Excerpted data:
***
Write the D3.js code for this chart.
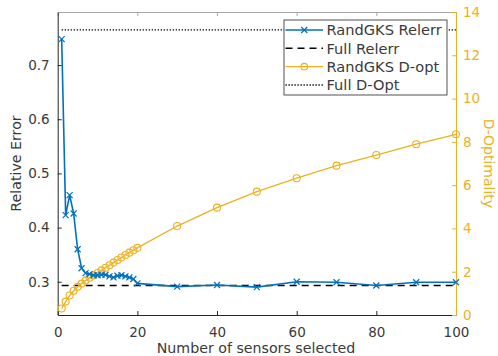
***
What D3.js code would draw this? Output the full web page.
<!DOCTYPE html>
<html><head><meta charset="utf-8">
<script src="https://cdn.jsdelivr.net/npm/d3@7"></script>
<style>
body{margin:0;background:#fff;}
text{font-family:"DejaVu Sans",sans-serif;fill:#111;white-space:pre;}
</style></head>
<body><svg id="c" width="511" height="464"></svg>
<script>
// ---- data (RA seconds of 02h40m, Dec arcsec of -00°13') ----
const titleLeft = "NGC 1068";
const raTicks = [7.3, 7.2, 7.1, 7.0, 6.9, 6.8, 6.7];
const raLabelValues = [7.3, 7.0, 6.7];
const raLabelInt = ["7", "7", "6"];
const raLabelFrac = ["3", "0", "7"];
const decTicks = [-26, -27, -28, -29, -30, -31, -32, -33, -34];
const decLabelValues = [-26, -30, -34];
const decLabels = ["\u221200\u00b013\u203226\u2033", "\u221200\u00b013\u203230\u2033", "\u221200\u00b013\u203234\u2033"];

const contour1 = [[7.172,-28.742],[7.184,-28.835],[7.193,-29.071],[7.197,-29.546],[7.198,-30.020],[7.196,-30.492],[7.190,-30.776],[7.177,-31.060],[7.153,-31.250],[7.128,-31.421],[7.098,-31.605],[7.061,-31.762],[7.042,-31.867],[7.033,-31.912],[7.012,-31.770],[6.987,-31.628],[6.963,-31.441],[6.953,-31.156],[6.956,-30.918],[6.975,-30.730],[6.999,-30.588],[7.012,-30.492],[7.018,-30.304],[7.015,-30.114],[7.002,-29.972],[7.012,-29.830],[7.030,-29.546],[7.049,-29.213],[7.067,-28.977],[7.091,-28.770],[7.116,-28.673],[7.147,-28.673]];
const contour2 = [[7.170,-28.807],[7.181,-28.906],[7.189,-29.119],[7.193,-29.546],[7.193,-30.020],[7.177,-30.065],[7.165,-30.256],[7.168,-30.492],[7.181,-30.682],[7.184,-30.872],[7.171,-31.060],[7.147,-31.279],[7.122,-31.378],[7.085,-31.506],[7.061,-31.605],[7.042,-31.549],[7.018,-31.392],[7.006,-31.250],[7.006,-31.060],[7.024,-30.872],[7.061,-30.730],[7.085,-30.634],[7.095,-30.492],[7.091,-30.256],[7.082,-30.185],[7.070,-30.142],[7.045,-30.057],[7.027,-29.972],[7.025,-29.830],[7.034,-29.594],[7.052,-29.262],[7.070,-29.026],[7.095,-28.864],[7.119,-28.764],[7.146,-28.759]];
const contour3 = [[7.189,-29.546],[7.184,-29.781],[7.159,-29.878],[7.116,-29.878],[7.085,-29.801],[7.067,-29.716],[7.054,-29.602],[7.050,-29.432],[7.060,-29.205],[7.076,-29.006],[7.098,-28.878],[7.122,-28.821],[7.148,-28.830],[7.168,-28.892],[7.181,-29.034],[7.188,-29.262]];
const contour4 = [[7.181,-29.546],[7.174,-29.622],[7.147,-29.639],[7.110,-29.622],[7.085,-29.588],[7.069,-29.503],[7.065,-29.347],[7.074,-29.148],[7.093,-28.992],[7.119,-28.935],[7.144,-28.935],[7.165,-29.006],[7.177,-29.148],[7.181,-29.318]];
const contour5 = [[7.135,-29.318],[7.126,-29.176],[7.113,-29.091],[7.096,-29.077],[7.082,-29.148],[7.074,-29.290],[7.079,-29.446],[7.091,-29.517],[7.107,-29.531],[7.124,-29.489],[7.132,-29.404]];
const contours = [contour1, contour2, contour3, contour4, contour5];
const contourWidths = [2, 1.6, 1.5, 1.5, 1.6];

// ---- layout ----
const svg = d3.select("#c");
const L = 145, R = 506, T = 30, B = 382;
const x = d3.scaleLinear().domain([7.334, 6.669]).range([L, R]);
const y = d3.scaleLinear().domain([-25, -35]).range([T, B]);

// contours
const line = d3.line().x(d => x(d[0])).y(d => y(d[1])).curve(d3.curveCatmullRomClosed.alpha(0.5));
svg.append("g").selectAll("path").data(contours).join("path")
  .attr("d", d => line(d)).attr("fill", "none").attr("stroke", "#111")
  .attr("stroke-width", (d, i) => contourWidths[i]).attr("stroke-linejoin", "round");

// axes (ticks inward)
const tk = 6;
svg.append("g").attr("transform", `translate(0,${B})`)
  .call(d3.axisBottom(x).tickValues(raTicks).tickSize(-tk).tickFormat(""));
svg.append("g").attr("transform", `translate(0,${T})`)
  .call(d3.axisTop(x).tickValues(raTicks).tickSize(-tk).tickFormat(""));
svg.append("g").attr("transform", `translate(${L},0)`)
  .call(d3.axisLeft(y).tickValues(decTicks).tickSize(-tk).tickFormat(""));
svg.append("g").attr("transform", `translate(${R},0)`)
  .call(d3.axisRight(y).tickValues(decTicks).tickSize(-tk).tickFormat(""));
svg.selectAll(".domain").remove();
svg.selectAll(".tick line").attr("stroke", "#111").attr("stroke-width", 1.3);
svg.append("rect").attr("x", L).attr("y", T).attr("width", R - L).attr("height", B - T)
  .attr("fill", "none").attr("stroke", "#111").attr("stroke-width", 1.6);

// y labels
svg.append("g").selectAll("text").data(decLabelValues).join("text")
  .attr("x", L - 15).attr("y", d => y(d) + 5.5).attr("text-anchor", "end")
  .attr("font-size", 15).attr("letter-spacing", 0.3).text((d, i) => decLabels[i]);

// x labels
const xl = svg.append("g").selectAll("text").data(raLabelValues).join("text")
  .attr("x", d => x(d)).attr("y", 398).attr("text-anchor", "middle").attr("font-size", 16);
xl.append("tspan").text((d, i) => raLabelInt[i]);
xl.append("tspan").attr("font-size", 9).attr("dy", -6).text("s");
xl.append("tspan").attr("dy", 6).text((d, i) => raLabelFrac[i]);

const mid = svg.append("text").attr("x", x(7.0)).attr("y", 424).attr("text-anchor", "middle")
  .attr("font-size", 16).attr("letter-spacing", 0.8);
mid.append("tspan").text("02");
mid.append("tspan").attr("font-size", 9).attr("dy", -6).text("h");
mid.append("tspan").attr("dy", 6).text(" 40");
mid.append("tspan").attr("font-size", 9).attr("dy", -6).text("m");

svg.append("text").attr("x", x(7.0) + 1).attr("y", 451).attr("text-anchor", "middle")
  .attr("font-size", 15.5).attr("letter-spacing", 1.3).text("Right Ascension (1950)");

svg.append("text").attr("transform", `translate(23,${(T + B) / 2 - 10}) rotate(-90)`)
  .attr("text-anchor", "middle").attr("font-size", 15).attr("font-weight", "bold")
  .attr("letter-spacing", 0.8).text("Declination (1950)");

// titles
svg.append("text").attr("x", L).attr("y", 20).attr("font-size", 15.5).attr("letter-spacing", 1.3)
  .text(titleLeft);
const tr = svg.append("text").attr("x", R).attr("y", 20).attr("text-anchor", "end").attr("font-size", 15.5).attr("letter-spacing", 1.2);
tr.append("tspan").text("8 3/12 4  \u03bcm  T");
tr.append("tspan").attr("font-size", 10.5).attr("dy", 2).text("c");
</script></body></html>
***
Look through the data and gather every line with the string "code" in it.

Task response:
Write the D3.js code for this chart.
What D3.js code would draw this? Output the full web page.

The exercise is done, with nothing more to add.